Explaining the science
To learn jointly from a large amount of unlabelled data and a small amount of labelled data, semi-supervised learning is required. This motivates the use of deep generative models, which combine probabilistic reasoning and the representational power of deep learning.
Here probabilistic models are defined for both the data and the unobserved variables the project is interested in (such as class of activity), and the model is parameterised using deep learning. The model is then optimised, and a classifier obtained that can be applied to new data.
Project aims
The main aim is to develop a principled, high performance method for time series segmentation and classification that can handle large amounts of data. While the principal interest is in accelerometry data, the models developed could be applied to video, audio, or other time series data.
A large amount of raw data has been gained from the UK BioBank, along with a small amount of curated, labelled data from an Oxford study. The latter consists of people wearing both a camera and an accelerometer, so that their activity type is known.

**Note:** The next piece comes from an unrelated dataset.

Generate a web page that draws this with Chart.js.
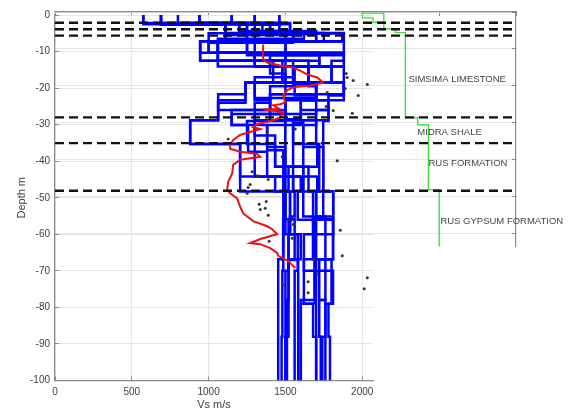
<!DOCTYPE html>
<html>
<head>
<meta charset="utf-8">
<script src="https://cdn.jsdelivr.net/npm/chart.js@4.4.1/dist/chart.umd.min.js"></script>
<style>
  body { margin: 0; background: #fff; }
  #wrap { position: relative; width: 570px; height: 412px; }
  #wrap canvas { position: absolute; left: 0; top: 0; }
</style>
</head>
<body>
<div id="wrap">
  <canvas id="frame" width="570" height="412"></canvas>
  <canvas id="main" width="570" height="412"></canvas>
  <canvas id="geo" width="570" height="412"></canvas>
</div>
<script>
// Vs profiles (layer bottoms in m, shear velocity in m/s)
const profileBottoms = [
  [-2.2, -4.9, -7.2, -12.5, -18.5, -23.3, -28.8, -35.3, -48.3, -55.9, -66.8, -88, -100],
  [-2.7, -5.5, -7.6, -10.3, -14.1, -18.5, -21.7, -26, -30.1, -37.4, -44.2, -48.3, -55.1, -60, -70, -78, -100],
  [-2.2, -4.4, -7.2, -12.5, -17, -22.7, -27.1, -35.3, -41.5, -48.3, -56, -66.8, -78, -100],
  [-2.7, -5, -7.6, -11, -14.1, -19.5, -23.3, -28.5, -36.1, -44.2, -48.3, -55.1, -66.8, -79, -88, -100],
  [-2.2, -5, -7.2, -10.3, -12.5, -18.5, -22, -26, -30.1, -36.1, -48.3, -60, -70, -79, -100],
  [-2.5, -5.3, -7.6, -12.5, -16, -21.7, -27.1, -29.5, -37.4, -48.3, -55.9, -66.8, -88, -100],
  [-2.2, -4.9, -6.5, -10.3, -14.1, -18.5, -24, -28.8, -35.3, -44.2, -48.3, -56, -67, -78, -100],
  [-2.7, -4.9, -7.2, -10.3, -14.1, -19, -23.3, -28.8, -35.3, -41.5, -48.3, -55.1, -66.8, -79, -100],
  [-2.5, -5, -7.6, -12.5, -18.5, -22.7, -27.1, -30.1, -37, -48.3, -60, -70, -88, -100],
  [-2.2, -5, -7.2, -10.3, -14.1, -18.5, -23.3, -28.8, -33, -41.5, -48.3, -55.9, -66.8, -78, -88, -100],
  [-2.7, -5, -7.2, -11, -14.1, -18.5, -21.7, -26, -29, -35.3, -44.2, -48.3, -60, -70, -100],
  [-2.2, -4.4, -7.2, -12.5, -14.1, -18.5, -23.3, -26, -29, -37.4, -48.3, -55.1, -66.8, -79, -100],
  [-2.5, -4.9, -7.2, -10.3, -14.1, -18.5, -22, -27.1, -30.1, -36.1, -44.2, -48.3, -55.1, -66.8, -79, -88, -100],
  [-2.2, -5, -7.6, -12.5, -14.1, -19.5, -24, -28.8, -35.3, -41.5, -48.3, -60, -66.8, -78, -100],
  [-2.7, -5.3, -7.2, -10.3, -14.1, -18.5, -23.3, -28.8, -35.3, -48.3, -55.9, -66.8, -78, -88, -100]
];
const profileVs = [
  [575, 1460, 1880, 945, 1420, 1240, 1062, 880, 1205, 1500, 1485, 1453, 1453],
  [690, 1110, 1550, 1000, 1300, 1480, 1880, 1400, 1150, 1257, 1381, 1550, 1560, 1530, 1520, 1500, 1500],
  [940, 1200, 1700, 1060, 1550, 1300, 1500, 1300, 1433, 1616, 1580, 1810, 1690, 1600],
  [1300, 1400, 1110, 1250, 1720, 1650, 1700, 1600, 1500, 1498, 1707, 1746, 1680, 1620, 1680, 1700],
  [1150, 1300, 1870, 1500, 1880, 1800, 1880, 1780, 1700, 1616, 1746, 1811, 1620, 1810, 1760],
  [690, 1530, 1250, 1500, 1400, 1500, 1400, 1600, 1550, 1550, 1498, 1560, 1520, 1500],
  [940, 1110, 1620, 1060, 1300, 1880, 1240, 1062, 880, 1205, 1433, 1530, 1520, 1583, 1583],
  [1460, 1350, 1750, 945, 1720, 1550, 1700, 1500, 1700, 1707, 1616, 1616, 1680, 1690, 1600],
  [575, 1250, 1000, 1300, 1480, 1700, 1500, 1150, 1381, 1490, 1485, 1485, 1480, 1475],
  [1300, 1460, 1880, 1250, 1060, 1650, 1300, 1400, 1300, 1433, 1650, 1700, 1810, 1720, 1760, 1740],
  [940, 1110, 1500, 1880, 1400, 1550, 1240, 1062, 1500, 1250, 1300, 1500, 1530, 1580, 1560],
  [690, 1530, 1300, 945, 1720, 1800, 1880, 1600, 1780, 1746, 1746, 1811, 1690, 1700, 1700],
  [1150, 1250, 1550, 1000, 1500, 1650, 1560, 1700, 1600, 1381, 1500, 1600, 1700, 1760, 1800, 1780, 1790],
  [800, 1400, 1250, 1060, 1650, 1560, 1400, 1300, 1550, 1616, 1520, 1500, 1600, 1520, 1510],
  [1460, 1200, 1700, 1060, 1880, 1500, 1700, 1780, 1616, 1720, 1680, 1700, 1760, 1720, 1730]
];

// red averaged profile
const redVs = [1355, 1355, 1381, 1466, 1550, 1596, 1642, 1707, 1746, 1661, 1550, 1511, 1485, 1498, 1466,
  1420, 1466, 1401, 1355, 1485, 1466, 1420, 1316, 1290, 1336, 1270, 1205, 1160, 1140, 1140, 1205, 1316,
  1336, 1205, 1160, 1153, 1127, 1121, 1140, 1186, 1205, 1225, 1290, 1381, 1414, 1446, 1336, 1270, 1336,
  1401, 1446, 1453, 1518, 1564];
const redDepths = [-8.1, -12.2, -13.0, -13.8, -14.4, -15.2, -16.3, -17.1, -18.5, -19.3, -19.8, -20.6, -22.0,
  -23.9, -24.4, -24.7, -25.8, -25.8, -25.8, -26.6, -28.0, -28.8, -29.9, -30.7, -31.2, -32.0, -32.8, -34.2,
  -35.5, -36.6, -37.4, -38.0, -38.8, -39.6, -41.0, -43.4, -45.6, -47.8, -48.8, -50.2, -52.4, -54.3, -56.4,
  -57.8, -58.6, -60.0, -61.3, -62.4, -62.7, -63.8, -65.1, -65.9, -67.3, -69.2];

// measured points
const dotVs = [1896, 1941, 2033, 1889, 1974, 1902, 1772, 1765, 1811, 1935, 1564, 1381, 1127, 1479, 1837,
  1283, 1316, 1388, 1270, 1257, 1251, 1375, 1329, 1368, 1336, 1388, 1537, 1550, 1857, 1544, 1394, 1583,
  1870, 1687, 1485, 1648, 1648, 2033, 2013, 1707];
const dotDepths = [-16.0, -17.9, -19.0, -20.1, -22.0, -17.1, -21.2, -25.0, -26.1, -26.9, -31.2, -32.0, -33.9,
  -38.8, -39.9, -42.9, -44.0, -45.0, -46.4, -47.2, -48.8, -51.0, -51.8, -52.9, -53.2, -54.8, -56.2, -57.3,
  -58.9, -61.1, -61.9, -63.2, -65.9, -66.8, -73.8, -73.0, -76.0, -71.9, -74.9, -70.8];

// formation boundaries and geology column
const dashDepths = [-2.9, -4.7, -6.4, -28.6, -35.6, -48.5];
const dashSpan = [0, 3000];
const greenVs = [2000, 2070, 2140, 2215, 2280, 2360, 2430, 2500];
const greenBottoms = [-1.6, -2.8, -4.6, -5.6, -28.7, -30.6, -48.2, -63.7];
const greenCapVs = [2000, 2140, 2140];
const greenCapDepths = [-0.3, -0.3, -2.8];
const formationNames = ["SIMSIMA LIMESTONE", "MIDRA SHALE", "RUS FORMATION", "RUS GYPSUM FORMATION"];
const formationLabelVs = [2300, 2358, 2430, 2508];
const formationLabelDepths = [-18.2, -32.8, -41.2, -56.7];

// axis ticks
const vsTicks = [0, 500, 1000, 1500, 2000];
const depthTicks = [0, -10, -20, -30, -40, -50, -60, -70, -80, -90, -100];
const geoVsTicks = [0, 500, 1000, 1500, 2000, 2500, 3000];
const geoDepthTicks = [0, -10, -20, -30, -40, -50, -60];

const FONT = "'Liberation Sans', Arial, sans-serif";
const TEXT = "#404040";
const AXIS = "#8a8a8a";
const GRID = "#e6e6e6";
const GEO_PADDING = { top: 12, left: 55, right: 54, bottom: 165.3 };

function stepPoints(bottoms, vs) {
  const pts = [];
  let top = 0;
  for (let i = 0; i < vs.length; i++) {
    pts.push({ x: vs[i], y: top });
    pts.push({ x: vs[i], y: bottoms[i] });
    top = bottoms[i];
  }
  return pts;
}

function setTicks(values) {
  return s => { s.ticks = values.map(v => ({ value: v })); };
}

// ---- main axes: blue profiles, red mean, black points ----
const mainSets = [];
mainSets.push({
  data: redVs.map((v, i) => ({ x: v, y: redDepths[i] })),
  borderColor: "#ee1111", borderWidth: 2, pointRadius: 0, showLine: true, order: 0
});
mainSets.push({
  data: dotVs.map((v, i) => ({ x: v, y: dotDepths[i] })),
  backgroundColor: "#333", borderWidth: 0, pointRadius: 1.5, showLine: false, order: 1
});
profileVs.forEach((vs, i) => {
  mainSets.push({
    data: stepPoints(profileBottoms[i], vs),
    borderColor: "#0000ff", borderWidth: 2.5, pointRadius: 0, showLine: true, order: 2
  });
});

// ---- geology axes: dashed boundaries, green column ----
const geoSets = [];
dashDepths.forEach(d => {
  geoSets.push({
    data: dashSpan.map(v => ({ x: v, y: d })),
    borderColor: "#111", borderWidth: 2.4, borderDash: [9, 5],
    pointRadius: 0, showLine: true, order: 0
  });
});
geoSets.push({
  data: stepPoints(greenBottoms, greenVs),
  borderColor: "#44dd44", borderWidth: 1.4, pointRadius: 0, showLine: true, order: 1
});
geoSets.push({
  data: greenCapVs.map((v, i) => ({ x: v, y: greenCapDepths[i] })),
  borderColor: "#44dd44", borderWidth: 1.4, pointRadius: 0, showLine: true, order: 1
});

// formation names next to the geology column
const formationLabels = {
  id: "formationLabels",
  afterDatasetsDraw(chart) {
    const ctx = chart.ctx;
    const xs = chart.scales.x, ys = chart.scales.y;
    ctx.save();
    ctx.font = "9.5px " + FONT;
    ctx.fillStyle = "#444";
    ctx.textAlign = "left";
    ctx.textBaseline = "middle";
    formationNames.forEach((name, i) => {
      ctx.fillText(name, xs.getPixelForValue(formationLabelVs[i]), ys.getPixelForValue(formationLabelDepths[i]));
    });
    ctx.restore();
  }
};

const quiet = { legend: { display: false }, tooltip: { enabled: false } };

// frame of the geology axes (grid, top and right borders) - drawn underneath
new Chart(document.getElementById("frame"), {
  type: "scatter",
  data: { datasets: [] },
  options: {
    responsive: false,
    animation: false,
    layout: { padding: GEO_PADDING },
    plugins: quiet,
    scales: {
      x: {
        type: "linear", position: "top", min: 0, max: 3000,
        afterBuildTicks: setTicks(geoVsTicks),
        ticks: { display: false },
        grid: { drawOnChartArea: false, tickLength: -4, tickColor: AXIS },
        border: { color: AXIS, width: 1.2 },
        afterFit(s) { s.height = 0; }
      },
      y: {
        type: "linear", position: "right", min: -63.7, max: 0,
        afterBuildTicks: setTicks(geoDepthTicks),
        ticks: { display: false },
        grid: { color: GRID, tickLength: -4, tickColor: AXIS },
        border: { color: AXIS, width: 1.2 },
        afterFit(s) { s.width = 0; }
      }
    }
  }
});

// main axes
new Chart(document.getElementById("main"), {
  type: "scatter",
  data: { datasets: mainSets },
  options: {
    responsive: false,
    animation: false,
    layout: { padding: { top: 12, right: 197, left: 0, bottom: 0 } },
    plugins: quiet,
    scales: {
      x: {
        type: "linear", position: "bottom", min: 0, max: 2070,
        afterBuildTicks: setTicks(vsTicks),
        ticks: {
          padding: 10, maxRotation: 0, autoSkip: false,
          color: TEXT, font: { family: FONT, size: 10 },
          callback: v => String(v)
        },
        grid: { color: GRID, tickLength: -4, tickColor: AXIS },
        border: { color: AXIS, width: 1.2 },
        title: { display: true, text: "Vs m/s", color: TEXT, font: { family: FONT, size: 11 }, padding: { top: 0, bottom: 0 } },
        afterFit(s) { s.height = 31.5; }
      },
      y: {
        type: "linear", min: -100, max: 0,
        afterBuildTicks: setTicks(depthTicks),
        ticks: {
          padding: 9, autoSkip: false,
          color: TEXT, font: { family: FONT, size: 10 },
          callback: v => String(v)
        },
        grid: { color: GRID, tickLength: -4, tickColor: AXIS },
        border: { color: AXIS, width: 1.2 },
        title: { display: true, text: "Depth m", color: TEXT, font: { family: FONT, size: 11 }, padding: { top: 15, bottom: 0 } },
        afterFit(s) { s.width = 55; }
      }
    }
  }
});

// geology overlay on top: same frame as the geology axes, axes hidden
new Chart(document.getElementById("geo"), {
  type: "scatter",
  data: { datasets: geoSets },
  plugins: [formationLabels],
  options: {
    responsive: false,
    animation: false,
    layout: { padding: GEO_PADDING },
    plugins: quiet,
    scales: {
      x: { type: "linear", min: 0, max: 3000, display: false },
      y: { type: "linear", min: -63.7, max: 0, display: false }
    }
  }
});
</script>
</body>
</html>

The models being developed can learn jointly from both the unlabelled data and the labelled data, to get better performance than learning from each on its own.
Applications
The models are being applied to UK BioBank data, but they could be applied more widely. This work also aims to improve the quality of insights drawn from wearables in particular, but it could be used to analyse time series data in general.
Recent updates
May 2018
Paper published on using classical statistical machine learning methods, training just on the smaller CAPTURE-24 model and applying that model to the UK Biobank dataset.